Earlier this week I found a few limes, now hard and hollow, that were hidden under a bag of potatoes. I know that dried limes are a common ingredient in Persian food, which has me wondering if my dried specimens are suitable for cooking?



What I’m Eating

I had a stale quarter loaf of crusty rosemary sourdough bread crumbling up on my counter, and took the opportunity to make a LARGE pot of ZUCCHINI-heavy ribolitta soup. I used canned white beans plus a quart of chicken stock and some parmesan rinds (both of which came from the freezer) -time saving flavor bombs which yielded a pretty quick, and very nourishing, pot. I’m entering day 3 of eating this soup and am reaching my limit, so tonight I’ll make garlic toast to help push me to the finish line. I can’t stand to waste food, and I feel like it's too late to freeze some portions.

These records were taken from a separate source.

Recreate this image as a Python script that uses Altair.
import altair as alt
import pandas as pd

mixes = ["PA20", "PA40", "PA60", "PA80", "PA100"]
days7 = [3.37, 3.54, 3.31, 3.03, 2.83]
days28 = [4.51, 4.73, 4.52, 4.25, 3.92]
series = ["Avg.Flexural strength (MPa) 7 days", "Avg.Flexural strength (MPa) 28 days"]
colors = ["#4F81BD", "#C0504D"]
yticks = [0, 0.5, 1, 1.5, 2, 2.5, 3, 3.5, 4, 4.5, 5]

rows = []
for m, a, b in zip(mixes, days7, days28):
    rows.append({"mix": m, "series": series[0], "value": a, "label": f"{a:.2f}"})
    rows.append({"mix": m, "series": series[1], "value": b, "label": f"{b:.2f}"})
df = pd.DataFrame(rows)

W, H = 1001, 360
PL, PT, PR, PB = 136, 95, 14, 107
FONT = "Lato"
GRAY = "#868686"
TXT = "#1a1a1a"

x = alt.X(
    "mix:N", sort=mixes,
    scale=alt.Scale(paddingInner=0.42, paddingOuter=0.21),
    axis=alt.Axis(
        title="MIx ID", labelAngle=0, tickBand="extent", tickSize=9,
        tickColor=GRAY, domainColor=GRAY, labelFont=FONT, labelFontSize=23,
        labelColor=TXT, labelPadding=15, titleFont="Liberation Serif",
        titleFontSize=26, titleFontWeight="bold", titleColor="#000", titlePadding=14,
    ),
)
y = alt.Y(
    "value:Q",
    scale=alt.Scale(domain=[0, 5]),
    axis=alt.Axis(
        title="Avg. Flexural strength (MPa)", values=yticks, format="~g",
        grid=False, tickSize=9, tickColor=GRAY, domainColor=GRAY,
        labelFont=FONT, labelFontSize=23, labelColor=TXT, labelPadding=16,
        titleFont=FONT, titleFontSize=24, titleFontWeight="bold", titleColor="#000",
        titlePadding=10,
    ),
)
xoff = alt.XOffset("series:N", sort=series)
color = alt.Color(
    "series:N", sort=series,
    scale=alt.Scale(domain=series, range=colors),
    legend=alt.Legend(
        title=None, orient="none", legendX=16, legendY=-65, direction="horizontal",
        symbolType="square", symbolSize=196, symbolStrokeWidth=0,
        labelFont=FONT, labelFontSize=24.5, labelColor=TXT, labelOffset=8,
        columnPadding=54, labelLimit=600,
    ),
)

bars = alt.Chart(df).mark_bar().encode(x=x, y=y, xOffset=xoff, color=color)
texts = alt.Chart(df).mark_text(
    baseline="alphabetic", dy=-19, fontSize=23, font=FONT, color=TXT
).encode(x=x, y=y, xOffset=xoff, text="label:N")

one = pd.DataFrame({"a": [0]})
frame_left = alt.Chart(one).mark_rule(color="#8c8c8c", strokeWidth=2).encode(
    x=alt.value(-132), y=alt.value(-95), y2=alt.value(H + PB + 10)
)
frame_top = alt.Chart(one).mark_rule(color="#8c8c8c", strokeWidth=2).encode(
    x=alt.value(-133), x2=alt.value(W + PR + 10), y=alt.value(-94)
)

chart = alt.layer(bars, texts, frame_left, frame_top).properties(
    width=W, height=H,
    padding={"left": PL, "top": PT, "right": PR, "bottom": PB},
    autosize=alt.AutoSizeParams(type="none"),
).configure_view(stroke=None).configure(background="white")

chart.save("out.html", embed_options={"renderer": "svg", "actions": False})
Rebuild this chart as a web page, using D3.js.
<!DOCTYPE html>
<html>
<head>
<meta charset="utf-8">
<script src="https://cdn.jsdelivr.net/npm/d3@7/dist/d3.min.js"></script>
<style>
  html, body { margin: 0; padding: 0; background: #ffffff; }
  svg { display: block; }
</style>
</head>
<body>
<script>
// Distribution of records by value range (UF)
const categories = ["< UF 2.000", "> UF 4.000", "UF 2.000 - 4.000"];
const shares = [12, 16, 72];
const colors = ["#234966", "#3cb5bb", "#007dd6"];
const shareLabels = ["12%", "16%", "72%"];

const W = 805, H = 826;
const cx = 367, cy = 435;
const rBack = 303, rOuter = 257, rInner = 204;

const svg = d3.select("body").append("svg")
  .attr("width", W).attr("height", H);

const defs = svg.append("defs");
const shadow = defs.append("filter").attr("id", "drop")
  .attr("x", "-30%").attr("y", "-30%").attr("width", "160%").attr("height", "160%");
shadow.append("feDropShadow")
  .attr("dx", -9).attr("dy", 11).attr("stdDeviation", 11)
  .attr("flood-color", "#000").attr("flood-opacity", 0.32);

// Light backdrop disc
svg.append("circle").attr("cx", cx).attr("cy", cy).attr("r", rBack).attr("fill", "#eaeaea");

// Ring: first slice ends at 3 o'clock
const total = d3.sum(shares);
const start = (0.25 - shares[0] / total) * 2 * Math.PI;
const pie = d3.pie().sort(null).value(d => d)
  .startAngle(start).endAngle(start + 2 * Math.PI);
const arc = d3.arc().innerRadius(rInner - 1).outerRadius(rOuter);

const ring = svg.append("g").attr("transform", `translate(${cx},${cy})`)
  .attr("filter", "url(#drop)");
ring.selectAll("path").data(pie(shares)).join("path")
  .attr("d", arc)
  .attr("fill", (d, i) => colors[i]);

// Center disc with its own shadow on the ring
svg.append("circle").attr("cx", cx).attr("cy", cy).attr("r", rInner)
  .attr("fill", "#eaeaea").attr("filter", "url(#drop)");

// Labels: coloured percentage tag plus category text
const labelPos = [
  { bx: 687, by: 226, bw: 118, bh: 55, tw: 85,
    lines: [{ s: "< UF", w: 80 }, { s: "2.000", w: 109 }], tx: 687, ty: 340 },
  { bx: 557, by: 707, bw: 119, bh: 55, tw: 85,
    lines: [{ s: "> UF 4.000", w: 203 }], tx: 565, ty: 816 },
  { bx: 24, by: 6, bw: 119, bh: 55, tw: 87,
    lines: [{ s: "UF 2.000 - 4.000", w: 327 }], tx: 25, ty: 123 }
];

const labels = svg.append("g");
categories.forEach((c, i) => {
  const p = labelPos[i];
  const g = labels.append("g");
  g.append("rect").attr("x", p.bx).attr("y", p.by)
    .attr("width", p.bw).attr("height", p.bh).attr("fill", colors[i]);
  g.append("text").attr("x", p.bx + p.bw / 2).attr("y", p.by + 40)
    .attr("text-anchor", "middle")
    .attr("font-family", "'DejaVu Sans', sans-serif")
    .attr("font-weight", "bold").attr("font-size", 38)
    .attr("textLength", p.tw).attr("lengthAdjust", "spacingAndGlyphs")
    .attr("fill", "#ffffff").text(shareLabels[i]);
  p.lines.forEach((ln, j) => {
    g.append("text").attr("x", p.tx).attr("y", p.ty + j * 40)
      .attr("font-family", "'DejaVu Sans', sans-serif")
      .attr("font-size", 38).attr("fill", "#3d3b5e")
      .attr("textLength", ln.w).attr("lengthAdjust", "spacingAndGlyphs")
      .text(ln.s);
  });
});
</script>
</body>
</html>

I was lucky enough to spend a long weekend in NOLA recently and this crab gratin from Miss River (served with saltines that had been fried in clarified butter) was a favorite fancy food moment.



Rotisserie chicken, and then chicken salad.


Also, zucchini and sausage over the fire, dipped in yogurt and mustard(s). Sometimes it’s best not to overthink it! Especially on Fridays. Also, quesadillas made with everything from my fridge's middle drawer: leftover zucchini, muenster cheese, and lots of dill.